Kim Shahabudin & Helen Hathaway, Library (Study Advice) firstname.lastname@example.org Year of activity 2016/17
The Academic Integrity Toolkit is a suite of research-informed teaching resources, developed in 2012. This project reformatted and revised materials to improve access for tutors and students. Teaching materials were reframed and updated, before republishing online in LibGuides format. The Toolkit was relaunched in November 2016 with a very positive reception from tutors. Since then it has received 8940 views, and has informed key sections of the Study Smart OOC.
- To improve access to the Academic Integrity Toolkit for staff.
- To introduce direct access to learning resources on academic integrity for students
- To revise and update the existing resources
- To disseminate and raise awareness of the resources among staff
There has been increasing interest in academic integrity as an underpinning principle in academic study, evidenced by the establishment of a Steering Group on Academic Integrity, and its inclusion as an advisory section in Programme Handbooks for 2017-18. However, despite keen reception of the original Toolkit materials, they were little accessed in their original format on Blackboard. A small-scale survey of enrolled users indicated that tutors would like to be able to refer students to resources directly.
The project began by seeking feedback from existing users to inform revisions. This indicated that while revision to the content of the materials was not regarded as necessary, there was a preference for direct student access: this would necessitate revisions of both content and format. A research officer was employed to set up and populate the new LibGuide, considering design and structure, while we carried out revision of the content of the teaching and learning materials. Dissemination took place via a launch event organised with the Centre for Quality Support and Development at which 21 staff participants heard talks on academic integrity and its increasing significance in universities as part of plagiarism prevention strategies, and about project development, before viewing the new version of the Academic Integrity Toolkit. Attendees were given a branded memory stick containing electronic versions of the materials; these were also sent to senior colleagues in teaching and learning who were not able to attend.

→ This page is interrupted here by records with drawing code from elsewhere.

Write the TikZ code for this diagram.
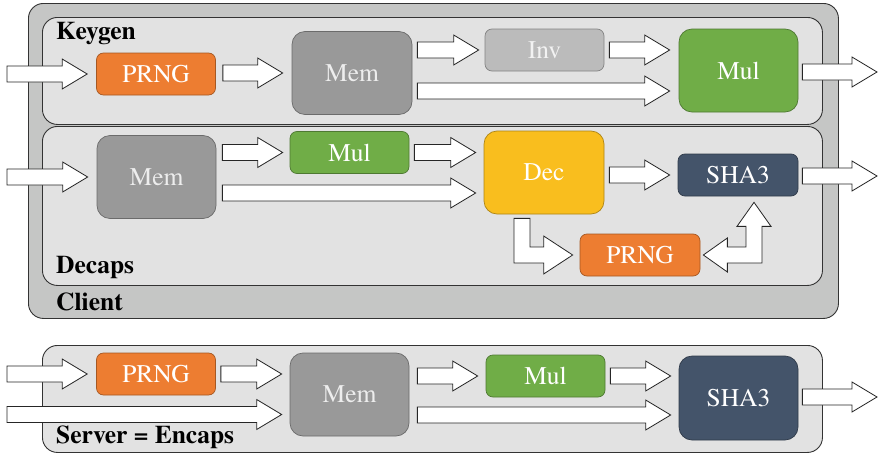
\documentclass[tikz,border=0pt]{standalone}
\usepackage{fontspec}
\setmainfont{texgyretermes}[Extension=.otf, UprightFont=*-regular, BoldFont=*-bold, ItalicFont=*-italic, BoldItalicFont=*-bolditalic]
\usetikzlibrary{calc}
\definecolor{clientfill}{RGB}{197,198,197}
\definecolor{stagefill}{RGB}{226,226,226}
\definecolor{prngc}{RGB}{237,125,49}
\definecolor{memc}{RGB}{153,153,153}
\definecolor{invc}{RGB}{187,187,187}
\definecolor{mulc}{RGB}{112,173,71}
\definecolor{decc}{RGB}{249,190,30}
\definecolor{shac}{RGB}{68,84,106}
\begin{document}
\begin{tikzpicture}[x=1pt,y=-1pt,
  group/.style={draw=black!80, line width=0.9pt, rounded corners=15pt, inner sep=0pt, anchor=north west},
  blk/.style={draw=#1!70!black, fill=#1, rounded corners=7pt, text=white, inner sep=0pt,
    minimum width=119pt, minimum height=42pt, font=\fontsize{25.5}{28}\selectfont, line width=0.7pt},
  big/.style={minimum height=83pt, rounded corners=13pt},
  tag/.style={anchor=base west, font=\fontsize{25.5}{28}\selectfont\bfseries, inner sep=0pt},
  fat/.style={draw=black!85, fill=white, line width=0.8pt,
    to path={let \p1=(\tikztostart), \p2=(\tikztotarget) in
      (\x1,\y2+8pt) -- (\x2-25pt,\y2+8pt) -- (\x2-25pt,\y2+15pt) -- (\x2,\y2)
      -- (\x2-25pt,\y2-15pt) -- (\x2-25pt,\y2-8pt) -- (\x1,\y2-8pt) -- cycle}},
  bent/.style={draw=black!85, fill=white, line width=0.8pt},
]
\useasboundingbox (0,0) rectangle (878,455);

% ---------- frames ----------
\node[group, fill=clientfill, minimum width=810pt, minimum height=315pt] (client) at (28,3) {};
\node[group, fill=stagefill, minimum width=780pt, minimum height=107pt] (keygen) at (42,17) {};
\node[group, fill=stagefill, minimum width=780pt, minimum height=159pt] (decaps) at (42,126) {};
\node[group, fill=stagefill, minimum width=780pt, minimum height=107pt] (server) at (42,345) {};

\node[tag] (tkey) at (56,39) {Keygen};
\node[tag] (tdec) at (56,273) {Decaps};
\node[tag] (tcli) at (56,310) {Client};
\node[tag] (tsrv) at (56,443) {Server = Encaps};

% ---------- Keygen ----------
\node[blk=prngc] (prngk) at (156,74) {PRNG};
\node[blk=memc, big, minimum width=120pt, text=white!93!black] (memk) at (352,73) {Mem};
\node[blk=invc, text=white!95!black] (invk) at (544.5,50) {Inv};
\node[blk=mulc, big] (mulk) at (738.5,70.5) {Mul};

\coordinate (ink) at (7,74);
\coordinate (outk) at (877,72);
\draw[fat] (ink) to ([xshift=-9pt]prngk.west);
\draw[fat] ([xshift=7pt]prngk.east) to ([xshift=-9pt]memk.west);
\draw[fat] ([xshift=5pt]memk.east) to ([xshift=-6pt]invk.west);
\draw[fat] ([xshift=5pt]invk.east) to ($(mulk.west |- invk.west)+(-9,0)$);
\draw[fat] ([xshift=5pt]memk.east) to ($(mulk.west)+(-9,20.5)$);
\draw[fat] ([xshift=4pt]mulk.east) to (outk);

% ---------- Decaps ----------
\node[blk=memc, big, text=white!93!black] (memd) at (156.5,177) {Mem};
\node[blk=mulc] (muld) at (349.5,152.5) {Mul};
\node[blk=decc, big, minimum width=120pt] (dec) at (544,172.5) {Dec};
\node[blk=shac, minimum width=120pt] (sha3d) at (738,175) {SHA3};
\node[blk=prngc, minimum width=120pt] (prngd) at (640,255) {PRNG};

\coordinate (ind) at (7,177);
\coordinate (outd) at (877,176);
\draw[fat] (ind) to ([xshift=-9pt]memd.west);
\draw[fat] ([xshift=6pt]memd.east) to ([xshift=-7pt]muld.west);
\draw[fat] ([xshift=5pt]muld.east) to ($(dec.west |- muld.east)+(-8,0)$);
\draw[fat] ([xshift=6pt]memd.east) to ($(dec.west)+(-8,20.5)$);
\draw[fat] ([xshift=5pt]dec.east) to ([xshift=-8pt]sha3d.west);
\draw[fat] ([xshift=4pt]sha3d.east) to (outd);

% Dec down and into PRNG
\draw[bent] let \p1=(dec.south), \p2=(prngd.west) in
  (\x1-30pt,\y1-4pt) -- (\x1-14pt,\y1-4pt) -- (\x1-14pt,\y2+8pt) -- (\x2-36pt,\y2+8pt)
  -- (\x2-36pt,\y2+19pt) -- (\x2-7pt,\y2) -- (\x2-36pt,\y2-19pt) -- (\x2-36pt,\y2-8pt)
  -- (\x1-30pt,\y2-8pt) -- cycle;

% PRNG <-> SHA3
\draw[bent] let \p1=(prngd.east), \p2=(sha3d.south), \n1={\x2+16pt} in
  (\x1+3pt,\y1) -- (\x1+27pt,\y1+17pt) -- (\x1+27pt,\y1+8pt) -- (\n1-8pt,\y1+8pt)
  -- (\n1-8pt,\y2-30pt) -- (\n1-17pt,\y2-30pt) -- (\n1,\y2-6pt) -- (\n1+17pt,\y2-30pt)
  -- (\n1+8pt,\y2-30pt) -- (\n1+8pt,\y1-8pt) -- (\x1+27pt,\y1-8pt) -- (\x1+27pt,\y1-17pt) -- cycle;

% ---------- Server = Encaps ----------
\node[blk=prngc] (prngs) at (156,374) {PRNG};
\node[blk=memc, big, text=white!93!black] (mems) at (349.5,394.5) {Mem};
\node[blk=mulc] (muls) at (545.5,376) {Mul};
\node[blk=shac, big, minimum height=84pt] (sha3s) at (738.5,398) {SHA3};

\coordinate (ins) at (7,374);
\coordinate (ins2) at (7,414);
\coordinate (outs) at (877,397);
\draw[fat] (ins) to ([xshift=-9pt]prngs.west);
\draw[fat] (ins2) to ($(mems.west)+(-8,20)$);
\draw[fat] ([xshift=5pt]prngs.east) to ($(mems.west |- prngs.east)+(-8,0)$);
\draw[fat] ([xshift=8pt]mems.east) to ([xshift=-8pt]muls.west);
\draw[fat] ([xshift=5pt]muls.east) to ($(sha3s.west |- muls.east)+(-8,0)$);
\draw[fat] ([xshift=8pt]mems.east) to ($(sha3s.west)+(-8,17)$);
\draw[fat] ([xshift=4pt]sha3s.east) to (outs);
\end{tikzpicture}
\end{document}
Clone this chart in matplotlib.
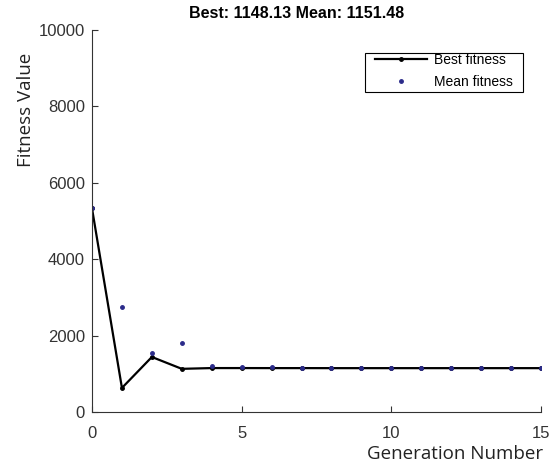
import matplotlib.pyplot as plt
import matplotlib.patches as mpatches
import numpy as np

generations = list(range(16))
best_fitness = [5330, 630, 1440, 1130, 1150, 1150, 1149, 1149, 1148, 1148, 1148, 1148, 1148, 1148, 1148, 1148]
mean_fitness = [5330, 2750, 1540, 1800, 1195, 1180, 1165, 1160, 1160, 1160, 1155, 1152, 1158, 1150, 1155, 1151]
title_text = 'Best: 1148.13 Mean: 1151.48'

plt.rcParams['font.family'] = ['Liberation Sans', 'DejaVu Sans']

W, H = 555, 465
fig = plt.figure(figsize=(W / 100, H / 100), dpi=100)
ax = fig.add_axes([92 / W, 1 - 412 / H, (541 - 92) / W, (412 - 30) / H])

ax.plot(generations, best_fitness, '-', color='black', linewidth=1.6,
        marker='.', markersize=5, label='Best fitness')
ax.plot(generations, mean_fitness, '.', color='#2b2b8a', markersize=5,
        linestyle='none', label='Mean fitness')

ax.set_xlim(0, 15)
ax.set_ylim(0, 10000)
ax.set_xticks([0, 5, 10, 15])
ax.set_yticks(np.arange(0, 10001, 2000))
ax.tick_params(direction='in', labelsize=12, length=4, colors='#333333')
ax.tick_params(axis='x', pad=10)
ax.tick_params(axis='y', pad=5)
for s in ['left', 'bottom']:
    ax.spines[s].set_color('#333333')
ax.spines['top'].set_visible(False)
ax.spines['right'].set_visible(False)

# title and labels placed as in the reference
fig.text(297 / W, 1 - 14 / H, title_text, fontsize=11.5, fontweight='bold',
         ha='center', va='center')
fig.text(26 / W, 1 - 110 / H, 'Fitness Value', fontsize=13.5, family='Open Sans',
         rotation=90, ha='center', va='center', color='#222222')
fig.text(455 / W, 1 - 454 / H, 'Generation Number', fontsize=13.5, family='Open Sans',
         ha='center', va='center', color='#222222')

leg = ax.legend(loc='upper left', fontsize=10, frameon=False,
                handlelength=3.75, handletextpad=0.5, labelspacing=0.6,
                borderpad=0, borderaxespad=0,
                bbox_to_anchor=(375 / W, 1 - 53 / H),
                bbox_transform=fig.transFigure)
fig.patches.append(mpatches.Rectangle((365 / W, 1 - 92 / H), (523 - 365) / W, (92 - 53) / H,
                                      transform=fig.transFigure, fill=False,
                                      edgecolor='black', linewidth=0.8))

fig.savefig('out.png', dpi=100)
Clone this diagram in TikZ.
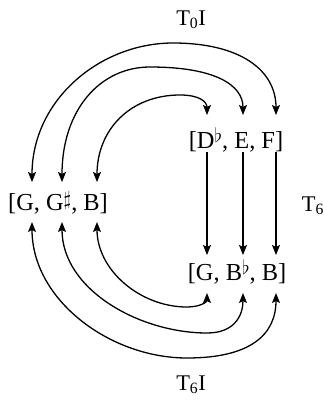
\documentclass[tikz,border=0pt]{standalone}
\usepackage{fontspec}
\setmainfont{Liberation Serif}
\usepackage{graphicx}
\usepackage{tikz}
\usetikzlibrary{arrows.meta, positioning, calc}

\newcommand{\fl}{\raisebox{0.55ex}{\scalebox{0.8}{$\flat$}}}
\newcommand{\shp}{\raisebox{0.45ex}{\scalebox{0.8}{$\sharp$}}}

\begin{document}
\begin{tikzpicture}[
  x=1bp, y=-1bp,
  setnode/.style={inner sep=0pt, font=\fontsize{24.5}{28}\selectfont},
  lbl/.style={inner sep=0pt, font=\fontsize{22.5}{26}\selectfont},
  arc/.style={black, line width=1.3pt},
  tip/.style={-{Stealth[length=10bp, width=8bp, inset=2bp]}},
  dtip/.style={{Stealth[length=10bp, width=8bp, inset=2bp]}-{Stealth[length=10bp, width=8bp, inset=2bp]}}
]
  \useasboundingbox (0,0) rectangle (324,405);
  % the three sets
  \node[setnode] (lset) at (58,203) {[G, G\shp, B]};
  \node[setnode] (tset) at (236,140) {[D\fl, E, F]};
  \node[setnode] (bset) at (237,272) {[G, B\fl, B]};
  % labels
  \node[lbl] (toi) at (191,20) {T\textsubscript{0}I};
  \node[lbl] (tsix) at (313,206) {T\textsubscript{6}};
  \node[lbl] (tsixi) at (191,385) {T\textsubscript{6}I};
  % arrow ends
  \foreach \n/\x in {1/32, 2/62, 3/97}{
    \coordinate (la\n) at (\x,182);
    \coordinate (lb\n) at (\x,222);
  }
  \foreach \n/\x in {1/207, 2/243, 3/276}{
    \coordinate (ta\n) at (\x,115);
    \coordinate (tb\n) at (\x,152);
    \coordinate (ba\n) at (\x,255);
    \coordinate (bb\n) at (\x,293);
  }
  % T6
  \foreach \n in {1,2,3}{
    \draw[arc, tip] (tb\n) -- (ba\n);
  }
  % T0I
  \draw[arc, dtip] (la1) .. controls (32,100) and (100,43) .. (173,43)
    .. controls (240,43) and (276,70) .. (ta3);
  \draw[arc, dtip] (la2) .. controls (62,110) and (100,67) .. (150,67)
    .. controls (215,67) and (243,85) .. (ta2);
  \draw[arc, dtip] (la3) .. controls (97,130) and (130,95) .. (180,95)
    .. controls (200,95) and (207,102) .. (ta1);
  % T6I
  \draw[arc, dtip] (lb1) .. controls (32,300) and (110,358) .. (187,358)
    .. controls (250,358) and (276,335) .. (bb3);
  \draw[arc, dtip] (lb2) .. controls (62,290) and (140,333) .. (207,333)
    .. controls (235,333) and (243,315) .. (bb2);
  \draw[arc, dtip] (lb3) .. controls (97,270) and (140,307) .. (187,307)
    .. controls (200,307) and (207,302) .. (bb1);
\end{tikzpicture}
\end{document}
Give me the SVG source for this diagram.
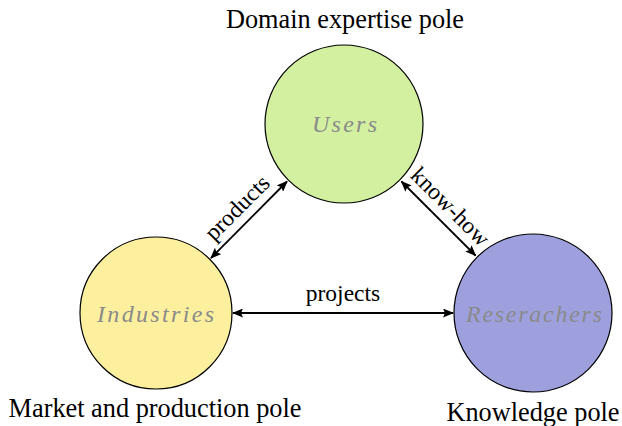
<svg xmlns="http://www.w3.org/2000/svg" width="622" height="426" viewBox="0 0 622 426">
<style>
.node{stroke:#000;stroke-width:1.2}
.lbl{font-family:"Liberation Serif","Times New Roman",serif;font-size:23.5px;fill:#000;text-anchor:middle}
.pole{font-family:"Liberation Serif","Times New Roman",serif;font-size:26.3px;fill:#000;text-anchor:middle}
.inner{font-family:"Liberation Serif","Times New Roman",serif;font-style:italic;font-size:24px;fill:#8a8a8a;text-anchor:middle}
.edge{stroke:#000;stroke-width:1.8;fill:none;marker-start:url(#ah);marker-end:url(#ah)}
</style>
<defs>
<marker id="ah" viewBox="0 0 11 9" refX="10" refY="4.5" markerWidth="11" markerHeight="9" markerUnits="userSpaceOnUse" orient="auto-start-reverse">
<path d="M0,0 L11,4.5 L0,9 L2,4.5 Z" fill="#000"/>
</marker>
</defs>
<g id="users">
<circle class="node" cx="344" cy="124" r="79" fill="#d2f0a0"/>
<text class="inner" x="344.5" y="132" textLength="65" lengthAdjust="spacing">Users</text>
<text class="pole" x="345" y="28">Domain expertise pole</text>
</g>
<g id="industries">
<circle class="node" cx="156" cy="313" r="76" fill="#fcef9e"/>
<text class="inner" x="155.5" y="322" textLength="117" lengthAdjust="spacing">Industries</text>
<text class="pole" x="155" y="417">Market and production pole</text>
</g>
<g id="researchers">
<circle class="node" cx="533" cy="313" r="79" fill="#9ea0dd"/>
<text class="inner" x="534" y="322" textLength="136" lengthAdjust="spacing">Reserachers</text>
<text class="pole" x="533" y="421">Knowledge pole</text>
</g>
<g id="connectors">
<line class="edge" x1="211" y1="258" x2="287" y2="181.5"/>
<line class="edge" x1="401.5" y1="181.5" x2="475.5" y2="255.5"/>
<line class="edge" x1="233" y1="313" x2="453" y2="313"/>
<text class="lbl" transform="translate(249,219.5) rotate(-45)" x="0" y="-9">products</text>
<text class="lbl" transform="translate(438.5,218.5) rotate(45)" x="0" y="-9">know-how</text>
<text class="lbl" x="343" y="301">projects</text>
</g>
</svg>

The Toolkit was well-received on its relaunch with colleagues noting that they would disseminate to colleagues and students, and use the materials in teaching. A senior colleague suggested that the materials should be “possibly sent to students prior to arrival”. This encouraged the inclusion of academic integrity as a topic for the first of three sections in the Study Smart OOC, developed by the Study Advice team in conjunction with the University’s OOC team as a preparatory course for new undergraduates and launched in Aug 2017. The section has seen strong engagement from the almost 2500 students who have enrolled so far, with a total of 2883 comments on discussion boards including 537 responses to the question, “What does academic integrity mean to you?”
The revision and republishing of the Toolkit was especially timely with interest growing in the teaching of academic integrity as an alternative strategy to minimise academic misconduct: this certainly aided us in our aim of awareness-raising amongst staff. We were also fortunate to have recently subscribed to LibGuides in the Library, and so had experience of what worked with this format to draw on when making materials more engaging and easy to navigate for students. In addition, our research officer had already worked for the Talis Aspire implementation project and brought valuable experience of communicating guidance to students.
One comment gleaned from feedback on the launch event mentioned that it would have been useful to have more practical examples of how academic tutors could use the Toolkit materials in their teaching. While we lacked the resource to add research and development on this topic into the project, it would have been an effective strategy to encourage use of the materials and so would have contributed positively to awareness-raising.
Since its relaunch, the Toolkit has received 8940 views with peaks in November 2016 (the month of launch), January 2017 (following feedback from Autumn term assignments) and September 2017 (new entrants including those new undergraduates who may have undertaken the Study Smart OOC). Research undertaken on the project contributed to the design of the Academic Integrity section in the Study Smart OOC.